Cheesy Texas Sriracha Hatch Poppers — Is it an appetizer? A meal? Or both?

Cheesy Texas Sriracha Hatch Poppers — Is it an appetizer? A meal? Or both?

5.0 from 2 reviews
Cheesy Texas Sriracha Hatch Poppers
Cheesy Texas Sriracha Hatch Poppers make a great meatless meal or a memorable appetizer.
Recipe type: Appetizer
Cuisine: Tex-Mex/New-Mex
  • 4-6 – Hatch chiles (preferably 4 smaller ones)
  • 1 cup – Cream cheese
  • 1 cup – Sharp Cheddar, shredded
  • 2 TB – Stubb's Texas Sriracha Anytime Sauce, plus more for drizzling
Prepare the chiles
  1. Near the stem of the chile, cut crossways about halfway through, then cut a slit lengthwise down the middle of the pepper. (You're cutting a 'T'.)
  2. Carefully remove seeds. If the pepper tears a little, that's fine.
Assemble the poppers
  1. Combine cream cheese and 2 TB Stubb's Texas Sriracha Anytime Sauce.
  2. Fold in ¾ cup of the Cheddar.
  3. Divide filling between the peppers, using a small spatula to stuff them.
  4. Divide the remaining Cheddar between the peppers, sprinkling atop and pressing down slightly so that unmelted cheese doesn't end up on the ground.
  5. Refrigerate while you prepare the grill. *If refrigerating more than 20-30 minutes, cover with plastic wrap (may be prepared a day in advance).
Cook'em and watch them disappear
  1. Place the poppers Over charcoal or a medium-hot gas grill, and cook until chiles are slightly charred and cheese is melted, about 10 minutes.



  1. OH – this weekend I must make these! We preorder our Hatch chiles and then pick them up, already roasted at the grocery store on Saturday morning. I will pick up some unroasted and make this dish – oh my goodness it will be delish!

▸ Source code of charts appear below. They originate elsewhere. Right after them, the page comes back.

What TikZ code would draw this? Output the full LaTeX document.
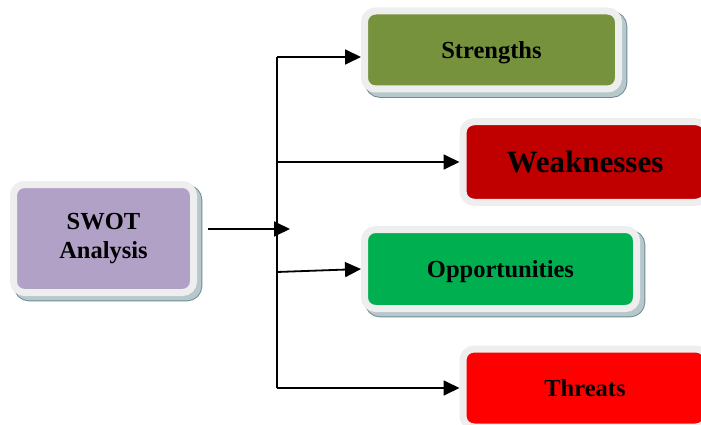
\documentclass[tikz,border=0pt]{standalone}
\usepackage{fontspec}
\setmainfont{Liberation Serif}
\usetikzlibrary{arrows.meta,shadows}
\definecolor{framec}{RGB}{238,238,238}
\definecolor{shadowc}{RGB}{182,200,204}
\definecolor{shadowe}{RGB}{110,140,148}
\definecolor{swotc}{RGB}{178,161,199}
\definecolor{strc}{RGB}{118,146,60}
\definecolor{weakc}{RGB}{192,0,0}
\definecolor{oppc}{RGB}{0,176,80}
\definecolor{thrc}{RGB}{255,0,0}
\begin{document}
\begin{tikzpicture}[x=1pt,y=-1pt,
  card/.style={draw=framec, line width=7pt, rounded corners=11pt, align=center,
    font=\bfseries\fontsize{24.5}{29}\selectfont, inner sep=0pt},
  oneline/.style={text depth=0pt},
  shad/.style={
    drop shadow={shadow xshift=4.5pt, shadow yshift=-4.5pt, fill=shadowe, draw=shadowe, line width=8.6pt, opacity=1},
    drop shadow={shadow xshift=4.5pt, shadow yshift=-4.5pt, fill=shadowc, draw=shadowc, line width=6.6pt, opacity=1}},
  link/.style={line width=1.8pt, -{Triangle[length=16pt,width=15pt]}},
  trunk/.style={line width=1.8pt}]
\useasboundingbox (0,0) rectangle (701,425);
\clip (0,0) rectangle (701,425);
\node[card, shad, fill=swotc, minimum width=180pt, minimum height=108pt] (swot) at (103.5,238.5) {SWOT\\Analysis};
\node[card, oneline, shad, fill=strc, minimum width=254pt, minimum height=78pt] (str) at (491.5,50) {Strengths};
\node[card, oneline, fill=weakc, minimum width=244pt, minimum height=80.5pt, font=\bfseries\fontsize{31}{35}\selectfont] (weak) at (585,162) {Weaknesses};
\node[card, oneline, shad, fill=oppc, minimum width=272pt, minimum height=79pt] (opp) at (500.5,269) {Opportunities};
\node[card, oneline, fill=thrc, minimum width=244pt, minimum height=78pt] (thr) at (585,388) {Threats};
\coordinate (top) at (277,57);
\coordinate (b2) at (277,162);
\coordinate (b3) at (277,272);
\coordinate (bot) at (277,388);
\coordinate (s0) at (208,229);
\coordinate (jt) at (290,229);
\draw[trunk] (top) -- (bot);
\draw[link] (s0) -- (jt);
\draw[link] (top) -- (top -| str.west);
\draw[link] (b2) -- (b2 -| weak.west);
\draw[link] (b3) -- (opp.west);
\draw[link] (bot) -- (thr.west);
\end{tikzpicture}
\end{document}
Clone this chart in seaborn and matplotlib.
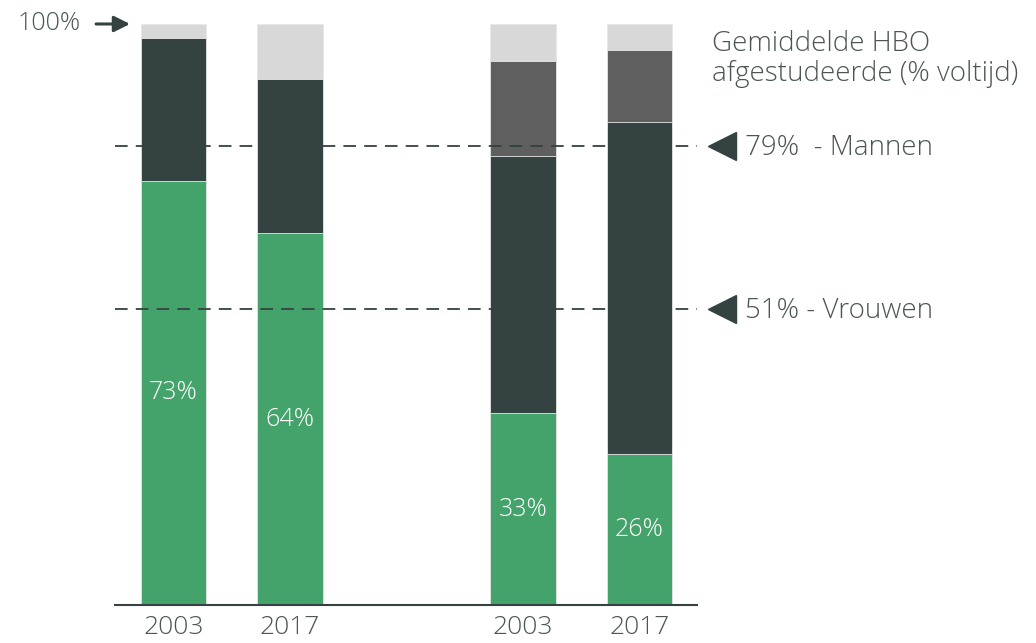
import pandas as pd
import seaborn as sns
import matplotlib.pyplot as plt

# values (percent of graduates)
years = ["2003", "2017", "2003", "2017"]
positions = [0, 1, 3, 4]
green = [73, 64, 33, 26]
dark = [24.6, 26.5, 44.2, 57.2]
medium = [0, 0, 16.5, 12.3]
total = [100, 100, 100, 100]
labels = ["73%", "64%", "33%", "26%"]
ref_lines = [79, 51]
ref_labels = ["79%  - Mannen", "51% - Vrouwen"]

df = pd.DataFrame({"pos": positions, "green": green, "dark": dark, "medium": medium, "total": total})
df["dark_top"] = df["green"] + df["dark"]
df["medium_top"] = df["dark_top"] + df["medium"]

c_green = "#44A36A"
c_dark = "#344241"
c_medium = "#5F5F5F"
c_light = "#D8D8D8"
c_text = "#4B5553"

sns.set_style("white")
plt.rcParams["font.family"] = ["Open Sans", "DejaVu Sans"]

fig = plt.figure(figsize=(10.36, 6.43), dpi=100)
ax = fig.add_axes([0.111, 0.0591, 0.5618, 0.9036])

for col, colour in [("total", c_light), ("medium_top", c_medium), ("dark_top", c_dark), ("green", c_green)]:
    sns.barplot(data=df, x="pos", y=col, native_scale=True, color=colour, width=0.56,
                errorbar=None, saturation=1, ax=ax, edgecolor="#E8E8E8", linewidth=0.6)

for p, g, lab in zip(positions, green, labels):
    ax.text(p, g / 2, lab, ha="center", va="center", color="white", fontsize=18, fontweight="light")

for y, lab in zip(ref_lines, ref_labels):
    ax.axhline(y, color=c_dark, lw=1.3, dashes=(7, 4.5), zorder=5)
    ax.plot([4.708], [y], marker="<", markersize=20, color=c_dark, clip_on=False, zorder=6)
    ax.text(4.906, y - 0.4, lab, ha="left", va="center", color=c_text, fontsize=20, fontweight="light",
            clip_on=False)

fig.text(0.687, 0.908, "Gemiddelde HBO\nafgestudeerde (% voltijd)", ha="left", va="center",
         color=c_text, fontsize=20, fontweight="light", linespacing=1.12)

ax.annotate("100%", xy=(-0.373, 100), xytext=(-0.80, 100), ha="right", va="center",
            color=c_text, fontsize=18, fontweight="light", annotation_clip=False,
            arrowprops=dict(arrowstyle="-|>", color=c_dark, lw=2.2, mutation_scale=24,
                            shrinkA=9, shrinkB=0))

ax.set_xlim(-0.502, 4.494)
ax.set_ylim(0, 100)
ax.set_xticks(positions)
ax.set_xticklabels(years, fontsize=19, color=c_text, fontweight="light")
ax.set_yticks([])
ax.set_xlabel("")
ax.set_ylabel("")
ax.tick_params(axis="x", length=0, pad=7)
for s in ["top", "right", "left"]:
    ax.spines[s].set_visible(False)
ax.spines["bottom"].set_color(c_dark)
ax.spines["bottom"].set_linewidth(1.5)

fig.savefig("out.png", dpi=100)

  2. These look so good, Adam! I can’t believe you’re still whipping up such tasty things given your new living quarters. And trust me, you ain’t missing anything on the TV :p These look so good – perfect side dish to make on the grill :p

  3. I want that! RV life seems to suit you! You can salt my peanuts anytime.

  4. Huh. Trying to figure out what, “You done salted your peanuts Mister!” Would translate to in metro-New York speak. Probably something not very nice.

    RV Chronicle Request: a crock pot recipe. Please. All of mine come out tasting that same rubbery, chewy, boiled muddled crock pot taste. No matter what recipe I make. I challenge you!

    • adamjholland says:

      Dang, Megan. I made one today, except it wasn’t in the Crock-Pot. I have this contraption that slow cooks, steams, boils, fries and cooks under high pressure (wife is a QVC addict). Anyway, I won a pork roast at a function recently — someone’s FFA project (her name was Rose, if memory serves me). Rose’s roast was too big for the RV freezer though, so I cooked up some pulled pork for the fine ladies in the communications department at my job. No photos. And no recipe. Still, I accept your challenge and then some. Stay tuned, my friend.

  5. STUBB’S MAKES A SRIRACHA SAUCE??? (yes, I am yelling!) I always keep one (or three or four) jars of Stubb’s handy in the fridge and/or pantry. Of course I ate at the “real” Stubb’s on Red River numerous times when I lived in Austin during the good ol’ days. Now I am on the hunt for that Sriracha sauce. I found out more Hatch chiles are available today in town too! OMG I’m living the dream, hehe!

  6. Sub the Hatch peppers with?
    Ain’t got none up here in Pac NW. At least that I am aware of.
    I believe that Hatch peppers are a seasonal treat that you get only from the Southwest.
    Am I right?
    The Stubb’s sauce sounds as good as the last one. I will look for it. I am already halfway through the first bottle.
    I am looking forward to that Crock Pot recipe as well and agree with the other writer that most of them taste about the same once they are cooked. However, being able to put supper in one pot in the morning or when I come home for lunch, having supper ready to go is just a wonderful thing.

    • adamjholland says:

      I would sub with Anaheim peppers. Hatch peppers are a New Mexico thing and they are widely available around here (SE Texas) this time of year. Stubb’s is good stuff. Like I’ve said before, I like some varieties better than others, but I feel good about using any of them.

  7. Love these poppers. Very creative. That Texas Sriracha sauce sounds really good. I’ll have to look for it. I too have received a shipment from them. I’ve never tried their sauces and look forward to my samplings. Since I’m not a big smoker, I’m going to try an oven brisket recipe I found in an old cookbook when I was back in Kansas last week. Wish me luck with that $50 chunk of meat. 🙂 I’ve never cooked a brisket before.

    • adamjholland says:

      Just remember — low and slow. I would go at 250F in a large roasting pan. Make sure you put the fat side up. I’m sure it’ll be delicious.